* [WRITTEN REQUEST]
Print exactly the lines from the first one down to the line that contains "from matplotlib.lines import Line2D", both included, and skip the pictures.

* [RECORDED DATA]
★ ★ ★

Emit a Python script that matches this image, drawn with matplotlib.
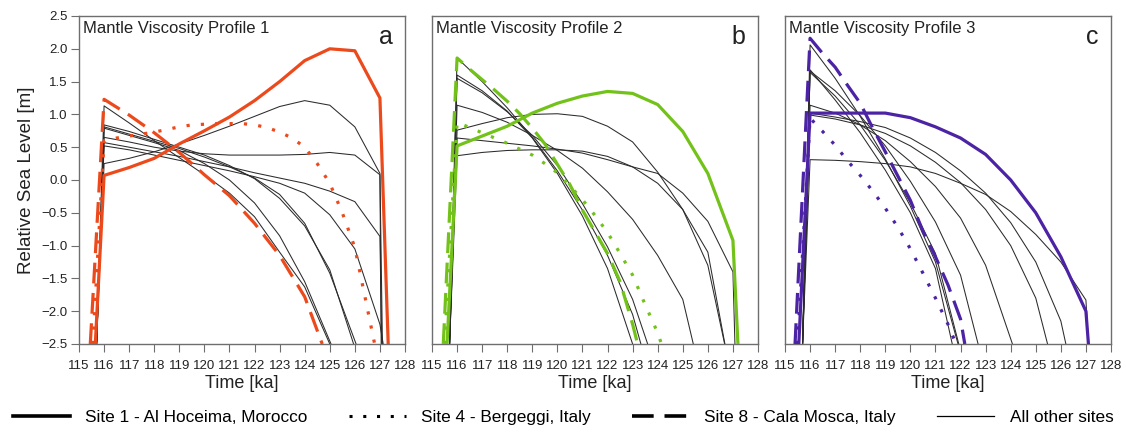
import matplotlib
matplotlib.use('Agg')
import matplotlib.pyplot as plt
import matplotlib.font_manager as fm
from matplotlib.lines import Line2D

# ---- data ----
# panel a - Mantle Viscosity Profile 1
a_site1_t = [115.65, 116, 117, 118, 119, 120, 121, 122, 123, 124, 125, 126, 127, 127.33]
a_site1_v = [-2.5, 0.07, 0.19, 0.33, 0.55, 0.75, 0.96, 1.21, 1.5, 1.82, 2.0, 1.97, 1.25, -2.5]
a_site4_t = [115.55, 116, 116.5, 117, 117.5, 118, 118.5, 119, 119.5, 120, 120.5, 121, 121.5,
             122, 122.5, 123, 123.5, 124, 124.5, 125, 125.5, 126, 126.5, 126.79]
a_site4_v = [-2.5, 0.6, 0.64, 0.67, 0.7, 0.73, 0.77, 0.81, 0.84, 0.85, 0.86, 0.86, 0.86,
             0.84, 0.8, 0.73, 0.64, 0.5, 0.25, -0.05, -0.5, -1.03, -1.96, -2.5]
a_site8_t = [115.45, 116, 117, 118, 119, 120, 121, 122, 123, 124, 124.7]
a_site8_v = [-2.5, 1.23, 0.99, 0.72, 0.42, 0.08, -0.24, -0.66, -1.15, -1.78, -2.5]
a_other_t = [
    [115.7, 116, 117, 118, 119, 120, 121, 122, 123, 124, 125.0],
    [115.7, 116, 117, 118, 119, 120, 121, 122, 123, 124, 125, 125.95],
    [115.7, 116, 117, 118, 119, 120, 121, 122, 123, 124, 125, 126.05],
    [115.7, 116, 117, 118, 119, 120, 121, 122, 123, 124, 125, 126, 127, 127.07],
    [115.7, 116, 117, 118, 119, 120, 121, 122, 123, 124, 125, 126, 127, 127.13],
    [115.7, 116, 117, 118, 119, 120, 121, 122, 123, 124, 125, 126, 127, 127.05],
    [115.7, 116, 117, 118, 119, 120, 121, 122, 123, 124, 125, 126, 127, 127.1],
    [115.7, 116, 117, 118, 119, 120, 121, 122, 123, 124, 125.05],
]
a_other_v = [
    [-2.5, 1.13, 0.87, 0.6, 0.34, 0.08, -0.2, -0.56, -1.1, -1.63, -2.5],
    [-2.5, 0.84, 0.74, 0.62, 0.5, 0.38, 0.22, 0.02, -0.28, -0.7, -1.37, -2.5],
    [-2.5, 0.81, 0.7, 0.59, 0.48, 0.35, 0.2, 0.03, -0.22, -0.66, -1.42, -2.5],
    [-2.5, 0.57, 0.5, 0.43, 0.36, 0.28, 0.2, 0.11, 0.03, -0.05, -0.17, -0.33, -0.86, -2.5],
    [-2.5, 0.52, 0.46, 0.38, 0.3, 0.22, 0.14, 0.05, -0.05, -0.2, -0.53, -1.05, -2.2, -2.5],
    [-2.5, 0.65, 0.58, 0.5, 0.44, 0.4, 0.38, 0.38, 0.38, 0.39, 0.42, 0.38, 0.08, -2.5],
    [-2.5, 0.25, 0.33, 0.43, 0.55, 0.68, 0.82, 0.97, 1.12, 1.21, 1.14, 0.81, 0.1, -2.5],
    [-2.5, 0.79, 0.68, 0.57, 0.45, 0.25, 0.0, -0.35, -0.85, -1.55, -2.5],
]

# panel b - Mantle Viscosity Profile 2
b_site1_t = [115.6, 116, 117, 118, 119, 120, 121, 122, 123, 124, 125, 126, 127, 127.2]
b_site1_v = [-2.5, 0.52, 0.67, 0.82, 1.02, 1.17, 1.28, 1.35, 1.32, 1.15, 0.74, 0.1, -0.92, -2.5]
b_site4_t = [115.5, 116, 116.5, 117, 117.5, 118, 118.5, 119, 119.5, 120, 120.5, 121, 121.5,
             122, 122.5, 123, 123.5, 124, 124.15]
b_site4_v = [-2.5, 0.88, 0.8, 0.72, 0.64, 0.56, 0.47, 0.38, 0.25, 0.11, -0.09, -0.3, -0.54,
             -0.8, -1.12, -1.45, -1.9, -2.33, -2.5]
b_site8_t = [115.45, 116, 116.5, 117, 117.5, 118, 118.5, 119, 119.5, 120, 120.5, 121, 121.5,
             122, 122.5, 123, 123.2]
b_site8_v = [-2.5, 1.86, 1.69, 1.53, 1.37, 1.2, 1.01, 0.79, 0.55, 0.24, -0.07, -0.46, -0.79,
             -1.12, -1.55, -2.2, -2.5]
b_other_t = [
    [115.7, 116, 117, 118, 119, 120, 121, 122, 123],
    [115.7, 116, 117, 118, 119, 120, 121, 122, 123, 123.33],
    [115.7, 116, 117, 118, 119, 120, 121, 122, 123, 123.6],
    [115.7, 116, 117, 118, 119, 120, 121, 122, 123, 124, 125, 126, 126.67],
    [115.7, 116, 117, 118, 119, 120, 121, 122, 123, 124, 125, 125.42],
    [115.7, 116, 117, 118, 119, 120, 121, 122, 123, 124, 125, 126, 127, 127.08],
    [115.7, 116, 117, 118, 119, 120, 121, 122, 123, 124, 125, 126, 126.68],
]
b_other_v = [
    [-2.5, 1.6, 1.36, 1.05, 0.64, 0.1, -0.55, -1.35, -2.5],
    [-2.5, 1.86, 1.5, 1.1, 0.65, 0.14, -0.46, -1.15, -2.05, -2.5],
    [-2.5, 1.55, 1.33, 1.04, 0.68, 0.22, -0.36, -1.02, -1.82, -2.5],
    [-2.5, 0.76, 0.86, 0.95, 1.0, 1.01, 0.97, 0.82, 0.58, 0.12, -0.45, -1.3, -2.5],
    [-2.5, 1.14, 1.03, 0.88, 0.68, 0.45, 0.18, -0.18, -0.6, -1.15, -1.82, -2.5],
    [-2.5, 0.64, 0.6, 0.56, 0.52, 0.47, 0.41, 0.31, 0.2, 0.1, -0.2, -0.63, -1.4, -2.5],
    [-2.5, 0.37, 0.42, 0.45, 0.46, 0.46, 0.44, 0.36, 0.2, -0.05, -0.45, -1.1, -2.5],
]

# panel c - Mantle Viscosity Profile 3
c_site1_t = [115.55, 116, 117, 118, 119, 120, 121, 122, 123, 124, 125, 126, 127, 127.1]
c_site1_v = [-2.5, 1.02, 1.02, 1.02, 1.02, 0.95, 0.81, 0.64, 0.39, 0.0, -0.5, -1.17, -2.0, -2.5]
c_site4_t = [115.5, 116, 116.33, 116.5, 117, 117.5, 118, 118.5, 119, 119.5, 120, 120.5, 121,
             121.5, 121.82]
c_site4_v = [-2.5, 0.95, 0.8, 0.74, 0.53, 0.29, 0.07, -0.17, -0.43, -0.72, -1.05, -1.42, -1.8,
             -2.2, -2.5]
c_site8_t = [115.4, 116, 116.5, 117, 117.5, 118, 118.5, 119, 119.5, 120, 120.5, 121, 121.5,
             122, 122.17]
c_site8_v = [-2.5, 2.16, 1.93, 1.72, 1.44, 1.17, 0.79, 0.43, 0.06, -0.31, -0.78, -1.17, -1.6,
             -2.12, -2.5]
c_other_t = [
    [115.7, 116, 117, 118, 119, 120, 121, 121.9],
    [115.7, 116, 117, 118, 119, 120, 121, 121.67],
    [115.7, 116, 117, 118, 119, 120, 121, 121.93],
    [115.7, 116, 117, 118, 119, 120, 121, 122, 122.7],
    [115.7, 116, 117, 118, 119, 120, 121, 122, 123, 124.07],
    [115.7, 116, 117, 118, 119, 120, 121, 122, 123, 124, 125, 125.47],
    [115.7, 116, 117, 118, 119, 120, 121, 122, 123, 124, 125, 126, 126.2],
    [115.7, 116, 117, 118, 119, 120, 121, 122, 123, 124, 125, 126, 127, 127.1],
]
c_other_v = [
    [-2.5, 2.06, 1.55, 0.97, 0.32, -0.4, -1.25, -2.5],
    [-2.5, 1.68, 1.22, 0.72, 0.15, -0.5, -1.35, -2.5],
    [-2.5, 1.64, 1.28, 0.84, 0.3, -0.35, -1.12, -2.5],
    [-2.5, 1.66, 1.36, 0.98, 0.52, -0.02, -0.64, -1.45, -2.5],
    [-2.5, 1.14, 1.02, 0.84, 0.6, 0.28, -0.1, -0.58, -1.3, -2.5],
    [-2.5, 0.99, 0.93, 0.84, 0.71, 0.52, 0.27, -0.04, -0.45, -1.0, -1.8, -2.5],
    [-2.5, 1.02, 0.96, 0.89, 0.8, 0.64, 0.42, 0.14, -0.2, -0.65, -1.25, -2.15, -2.5],
    [-2.5, 0.31, 0.3, 0.28, 0.25, 0.2, 0.1, -0.05, -0.22, -0.48, -0.83, -1.25, -1.83, -2.5],
]

panel_titles = ['Mantle Viscosity Profile 1', 'Mantle Viscosity Profile 2',
                'Mantle Viscosity Profile 3']
panel_letters = ['a', 'b', 'c']
legend_labels = ['Site 1 - Al Hoceima, Morocco', 'Site 4 - Bergeggi, Italy',
                 'Site 8 - Cala Mosca, Italy', 'All other sites']
x_ticks = list(range(115, 129))
y_ticks = [2.5, 2.0, 1.5, 1.0, 0.5, 0.0, -0.5, -1.0, -1.5, -2.0, -2.5]

SPINE = '#6e6e6e'
THICK = 2.3
THIN = 0.75


def plot_panel(ax, colour, site1, site4, site8, other_t, other_v, title, letter, first):
    # all other sites, thin black
    for t, v in zip(other_t, other_v):
        ax.plot(t, v, color='#2b2b2b', lw=THIN, zorder=2)
    ax.plot(site4[0], site4[1], color=colour, lw=THICK, ls=(0, (1, 3.5)), zorder=3)
    ax.plot(site8[0], site8[1], color=colour, lw=THICK, ls=(0, (6.5, 3)), zorder=3)
    ax.plot(site1[0], site1[1], color=colour, lw=THICK, zorder=4)

    ax.set_xlim(115, 128)
    ax.set_ylim(-2.5, 2.5)
    ax.set_xticks(x_ticks)
    ax.tick_params(axis='x', direction='out', length=5.5, width=0.8, color=SPINE,
                   labelsize=9.5, pad=6, labelcolor='#222222')
    if first:
        ax.set_yticks(y_ticks)
        ax.set_yticklabels([f'{y:.1f}'.replace('-', '\u2212') for y in y_ticks])
        ax.tick_params(axis='y', direction='out', length=5.5, width=0.8, color=SPINE,
                       labelsize=9.5, pad=2.5, labelcolor='#222222')
        ax.set_ylabel('Relative Sea Level [m]', fontsize=13.5, labelpad=5, color='#222222')
    else:
        ax.set_yticks([])
    for sp in ax.spines.values():
        sp.set_color(SPINE)
        sp.set_linewidth(1.0)
    ax.set_xlabel('Time [ka]', fontsize=13, labelpad=2.5, color='#222222')
    ax.text(0.013, 0.962, title, transform=ax.transAxes, fontsize=12,
            ha='left', va='center', color='#222222')
    ax.text(0.962, 0.915, letter, transform=ax.transAxes, fontsize=18,
            ha='right', va='baseline', color='#222222')


if __name__ == "__main__":
    plt.rcParams['font.family'] = ['Liberation Sans', 'DejaVu Sans']
    font_names = {f.name for f in fm.fontManager.ttflist}

    fig = plt.figure(figsize=(11.26, 4.34), dpi=100)
    W, H = 1126.0, 434.0
    lefts = [79, 432, 785]
    colours = ['#ec4a1c', '#72c21a', '#4b23a4']
    sites = [
        ((a_site1_t, a_site1_v), (a_site4_t, a_site4_v), (a_site8_t, a_site8_v), a_other_t, a_other_v),
        ((b_site1_t, b_site1_v), (b_site4_t, b_site4_v), (b_site8_t, b_site8_v), b_other_t, b_other_v),
        ((c_site1_t, c_site1_v), (c_site4_t, c_site4_v), (c_site8_t, c_site8_v), c_other_t, c_other_v),
    ]
    for i in range(3):
        ax = fig.add_axes([lefts[i] / W, (H - 344) / H, 326 / W, 328 / H])
        s1, s4, s8, ot, ov = sites[i]
        plot_panel(ax, colours[i], s1, s4, s8, ot, ov, panel_titles[i], panel_letters[i], i == 0)

    # legend along the bottom
    if 'Liberation Sans Narrow' in font_names:
        leg_font = {'family': 'Liberation Sans Narrow', 'size': 15}
    else:
        leg_font = {'family': 'Liberation Sans', 'size': 12.4}
    handles = [
        Line2D([], [], color='k', lw=2.6),
        Line2D([], [], color='k', lw=2.2, ls=(0, (1, 3.5))),
        Line2D([], [], color='k', lw=2.6, ls=(0, (6, 3))),
        Line2D([], [], color='k', lw=0.9),
    ]
    fig.legend(handles, legend_labels, ncol=4, loc='center', bbox_to_anchor=(0.5, 0.037),
               frameon=False, prop=leg_font, handlelength=3.3, handletextpad=0.9,
               columnspacing=2.4)

    fig.savefig('out.png', dpi=100)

★ ★ ★

* [SOLUTION]
Emit a Python script that matches this image, drawn with matplotlib.
import matplotlib
matplotlib.use('Agg')
import matplotlib.pyplot as plt
import matplotlib.font_manager as fm
from matplotlib.lines import Line2D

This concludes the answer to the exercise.